En el caso de Sergia, los sentidos atribuidos por los agentes policiales chocaron con los que introdujeron los profesionales letrados. Los primeros otorgaban crédito a los dichos del esposo, quien había indicado que se trataba de un intento de asesinato hacia su persona. Así, no tuvieron en cuenta la palabra de la mujer, quien afirmaba que se había defendido del cuchillo con el que este la amenazaba. Dicho posicionamiento había encontrado reparos por parte del juez del crimen, quien cambió la carátula de "tentativa de homicidio" por la de "disparos de arma".
En el proceso de Teresa, a partir de la palabra de ella y de los rumores existentes en el barrio, el comisario la caracterizó como una víctima frente a los "malos tratamientos" producidos por el marido. Las ideas de debilidad, protección y de defensa de las mujeres estaban presentes en los funcionarios policiales y profesionales letrados. En los casos de Sergia y Andrea, los jueces optaban por la explicación de que habían actuado respectivamente en defensa propia y en defensa del hogar ante la violencia masculina. En el caso de Andrea, el juez se preocupó por salvaguardar el "buen nombre y honor" de la procesada.
Las investigaciones en historia del derecho han postulado la convivencia, hacia principios de siglo XX, de las ideas del derecho clásico y del derecho positivista. Las concepciones reformistas del discurso médico-legal conllevaban el desplazamiento de las postulaciones sobre la voluntad criminal y la responsabilidad penal hacia la defensa de los peligros presentes en la sociedad.

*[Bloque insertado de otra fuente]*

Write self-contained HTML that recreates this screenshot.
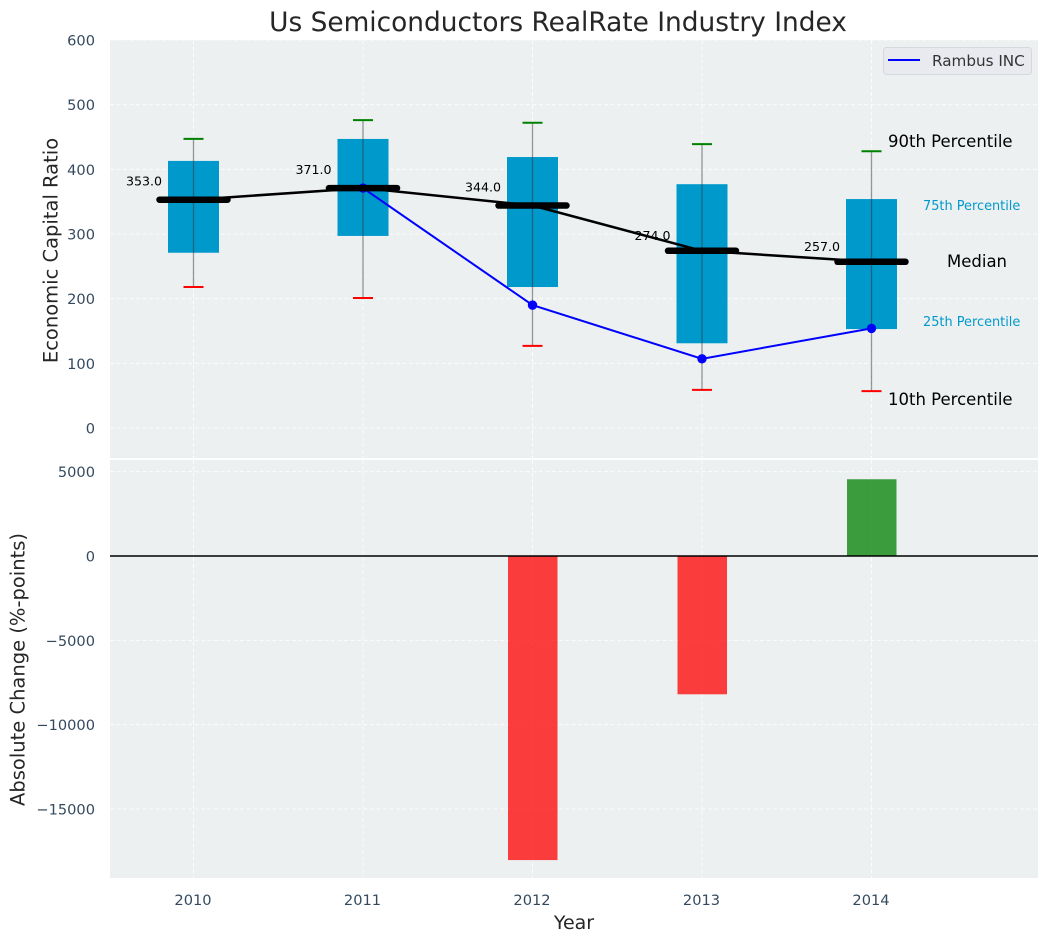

Sin embargo, al estudiar los procesos judiciales se observa que los criterios que fundamentaban los profesionales letrados no eran estrictamente encasillables en dichos rótulos. Más bien, se encontraban relacionados con los sentidos sociales, y no legales, que eran negociados por los distintos agentes que participaban de los juicios, quienes iban construyendo las imágenes de víctimas y victimarios. Así, los rumores y los conocimientos que tenían los policías a partir de la información que circulaba en los vecindarios y en la comisaría, y los testimonios tanto de los varones como de las mujeres, eran los elementos que muchas veces influían en la "cocina del delito" que se producía en el sumario, impactando de un modo u otro en el devenir histórico y en la experiencia judicial.